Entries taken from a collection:
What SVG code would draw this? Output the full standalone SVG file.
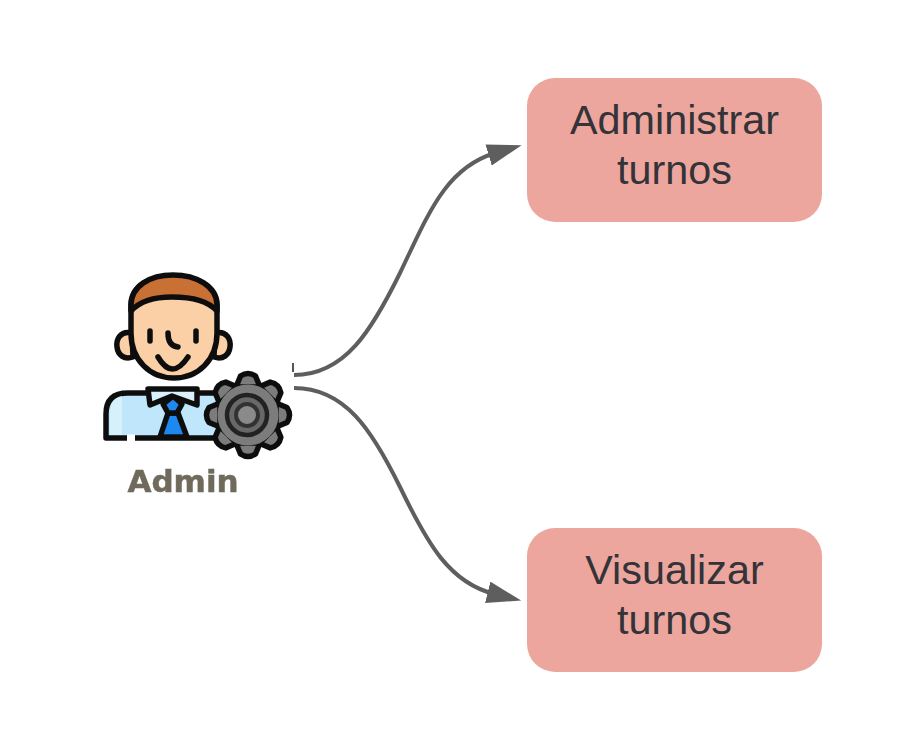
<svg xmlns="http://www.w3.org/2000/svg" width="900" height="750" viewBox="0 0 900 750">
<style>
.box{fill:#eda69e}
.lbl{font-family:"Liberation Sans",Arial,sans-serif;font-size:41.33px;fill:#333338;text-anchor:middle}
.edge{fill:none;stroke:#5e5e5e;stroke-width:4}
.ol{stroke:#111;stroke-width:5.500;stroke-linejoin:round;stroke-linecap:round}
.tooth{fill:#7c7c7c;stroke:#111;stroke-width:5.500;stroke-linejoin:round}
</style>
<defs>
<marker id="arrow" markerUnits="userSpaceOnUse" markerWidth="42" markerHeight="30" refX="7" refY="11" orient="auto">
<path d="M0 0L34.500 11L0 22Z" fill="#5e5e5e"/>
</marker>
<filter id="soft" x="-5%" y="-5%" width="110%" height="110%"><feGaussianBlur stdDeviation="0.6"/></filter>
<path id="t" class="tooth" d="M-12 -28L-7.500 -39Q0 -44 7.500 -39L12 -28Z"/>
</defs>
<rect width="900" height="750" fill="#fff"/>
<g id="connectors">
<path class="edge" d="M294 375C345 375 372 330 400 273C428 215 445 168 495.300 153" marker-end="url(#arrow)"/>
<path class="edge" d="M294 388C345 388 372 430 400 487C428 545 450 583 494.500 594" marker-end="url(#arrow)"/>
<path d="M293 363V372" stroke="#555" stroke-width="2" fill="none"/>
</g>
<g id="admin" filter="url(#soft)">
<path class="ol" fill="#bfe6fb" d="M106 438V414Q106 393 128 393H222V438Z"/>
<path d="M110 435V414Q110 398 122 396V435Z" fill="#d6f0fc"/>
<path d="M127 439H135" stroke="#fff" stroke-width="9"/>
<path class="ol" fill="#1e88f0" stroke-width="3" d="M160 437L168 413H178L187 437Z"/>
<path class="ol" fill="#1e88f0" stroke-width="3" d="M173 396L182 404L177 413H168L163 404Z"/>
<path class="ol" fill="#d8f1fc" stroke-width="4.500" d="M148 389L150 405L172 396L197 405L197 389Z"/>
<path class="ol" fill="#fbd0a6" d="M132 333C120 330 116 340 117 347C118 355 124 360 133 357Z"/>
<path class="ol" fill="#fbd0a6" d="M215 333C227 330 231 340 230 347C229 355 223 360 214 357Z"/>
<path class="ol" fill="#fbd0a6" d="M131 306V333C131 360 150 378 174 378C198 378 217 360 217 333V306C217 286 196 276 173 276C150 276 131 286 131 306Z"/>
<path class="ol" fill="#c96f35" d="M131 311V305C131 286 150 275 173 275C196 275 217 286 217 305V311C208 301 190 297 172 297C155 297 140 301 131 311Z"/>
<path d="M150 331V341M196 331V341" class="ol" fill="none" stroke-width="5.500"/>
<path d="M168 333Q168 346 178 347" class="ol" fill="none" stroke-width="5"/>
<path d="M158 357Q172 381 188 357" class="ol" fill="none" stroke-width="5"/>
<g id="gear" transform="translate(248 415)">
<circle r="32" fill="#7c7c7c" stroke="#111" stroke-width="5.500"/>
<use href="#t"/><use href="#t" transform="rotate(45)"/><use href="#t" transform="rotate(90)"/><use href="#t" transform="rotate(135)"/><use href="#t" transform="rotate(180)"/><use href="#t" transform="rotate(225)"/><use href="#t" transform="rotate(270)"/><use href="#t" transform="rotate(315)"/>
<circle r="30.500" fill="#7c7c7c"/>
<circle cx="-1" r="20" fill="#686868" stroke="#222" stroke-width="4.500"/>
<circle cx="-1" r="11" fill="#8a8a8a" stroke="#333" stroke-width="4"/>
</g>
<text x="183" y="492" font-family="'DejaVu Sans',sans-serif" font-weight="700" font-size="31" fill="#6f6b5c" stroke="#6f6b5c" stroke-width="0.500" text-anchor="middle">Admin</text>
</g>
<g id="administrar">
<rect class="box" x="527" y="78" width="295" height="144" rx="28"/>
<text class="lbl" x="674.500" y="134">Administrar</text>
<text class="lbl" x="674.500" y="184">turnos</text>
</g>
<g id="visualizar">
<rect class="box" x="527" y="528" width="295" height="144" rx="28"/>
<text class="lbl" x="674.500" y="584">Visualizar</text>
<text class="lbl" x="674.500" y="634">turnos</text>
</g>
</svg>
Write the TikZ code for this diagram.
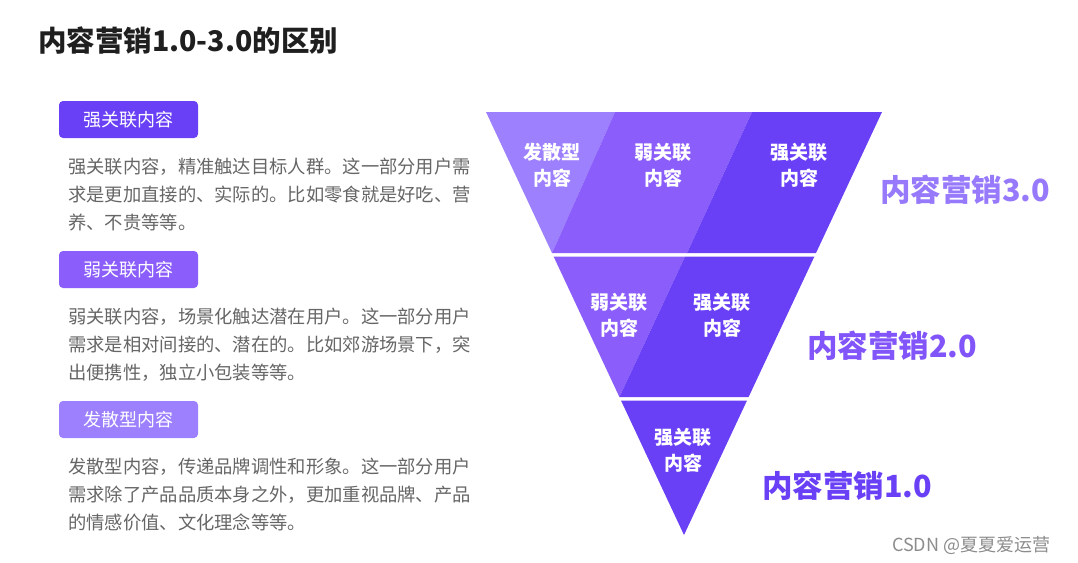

What you have to do:
Are you able to set down all the lines above exactly, without any pictures?

Response:
What SVG code would draw this? Output the full standalone SVG file.
<svg xmlns="http://www.w3.org/2000/svg" width="900" height="750" viewBox="0 0 900 750">
<style>
.box{fill:#eda69e}
.lbl{font-family:"Liberation Sans",Arial,sans-serif;font-size:41.33px;fill:#333338;text-anchor:middle}
.edge{fill:none;stroke:#5e5e5e;stroke-width:4}
.ol{stroke:#111;stroke-width:5.500;stroke-linejoin:round;stroke-linecap:round}
.tooth{fill:#7c7c7c;stroke:#111;stroke-width:5.500;stroke-linejoin:round}
</style>
<defs>
<marker id="arrow" markerUnits="userSpaceOnUse" markerWidth="42" markerHeight="30" refX="7" refY="11" orient="auto">
<path d="M0 0L34.500 11L0 22Z" fill="#5e5e5e"/>
</marker>
<filter id="soft" x="-5%" y="-5%" width="110%" height="110%"><feGaussianBlur stdDeviation="0.6"/></filter>
<path id="t" class="tooth" d="M-12 -28L-7.500 -39Q0 -44 7.500 -39L12 -28Z"/>
</defs>
<rect width="900" height="750" fill="#fff"/>
<g id="connectors">
<path class="edge" d="M294 375C345 375 372 330 400 273C428 215 445 168 495.300 153" marker-end="url(#arrow)"/>
<path class="edge" d="M294 388C345 388 372 430 400 487C428 545 450 583 494.500 594" marker-end="url(#arrow)"/>
<path d="M293 363V372" stroke="#555" stroke-width="2" fill="none"/>
</g>
<g id="admin" filter="url(#soft)">
<path class="ol" fill="#bfe6fb" d="M106 438V414Q106 393 128 393H222V438Z"/>
<path d="M110 435V414Q110 398 122 396V435Z" fill="#d6f0fc"/>
<path d="M127 439H135" stroke="#fff" stroke-width="9"/>
<path class="ol" fill="#1e88f0" stroke-width="3" d="M160 437L168 413H178L187 437Z"/>
<path class="ol" fill="#1e88f0" stroke-width="3" d="M173 396L182 404L177 413H168L163 404Z"/>
<path class="ol" fill="#d8f1fc" stroke-width="4.500" d="M148 389L150 405L172 396L197 405L197 389Z"/>
<path class="ol" fill="#fbd0a6" d="M132 333C120 330 116 340 117 347C118 355 124 360 133 357Z"/>
<path class="ol" fill="#fbd0a6" d="M215 333C227 330 231 340 230 347C229 355 223 360 214 357Z"/>
<path class="ol" fill="#fbd0a6" d="M131 306V333C131 360 150 378 174 378C198 378 217 360 217 333V306C217 286 196 276 173 276C150 276 131 286 131 306Z"/>
<path class="ol" fill="#c96f35" d="M131 311V305C131 286 150 275 173 275C196 275 217 286 217 305V311C208 301 190 297 172 297C155 297 140 301 131 311Z"/>
<path d="M150 331V341M196 331V341" class="ol" fill="none" stroke-width="5.500"/>
<path d="M168 333Q168 346 178 347" class="ol" fill="none" stroke-width="5"/>
<path d="M158 357Q172 381 188 357" class="ol" fill="none" stroke-width="5"/>
<g id="gear" transform="translate(248 415)">
<circle r="32" fill="#7c7c7c" stroke="#111" stroke-width="5.500"/>
<use href="#t"/><use href="#t" transform="rotate(45)"/><use href="#t" transform="rotate(90)"/><use href="#t" transform="rotate(135)"/><use href="#t" transform="rotate(180)"/><use href="#t" transform="rotate(225)"/><use href="#t" transform="rotate(270)"/><use href="#t" transform="rotate(315)"/>
<circle r="30.500" fill="#7c7c7c"/>
<circle cx="-1" r="20" fill="#686868" stroke="#222" stroke-width="4.500"/>
<circle cx="-1" r="11" fill="#8a8a8a" stroke="#333" stroke-width="4"/>
</g>
<text x="183" y="492" font-family="'DejaVu Sans',sans-serif" font-weight="700" font-size="31" fill="#6f6b5c" stroke="#6f6b5c" stroke-width="0.500" text-anchor="middle">Admin</text>
</g>
<g id="administrar">
<rect class="box" x="527" y="78" width="295" height="144" rx="28"/>
<text class="lbl" x="674.500" y="134">Administrar</text>
<text class="lbl" x="674.500" y="184">turnos</text>
</g>
<g id="visualizar">
<rect class="box" x="527" y="528" width="295" height="144" rx="28"/>
<text class="lbl" x="674.500" y="584">Visualizar</text>
<text class="lbl" x="674.500" y="634">turnos</text>
</g>
</svg>
Write the TikZ code for this diagram.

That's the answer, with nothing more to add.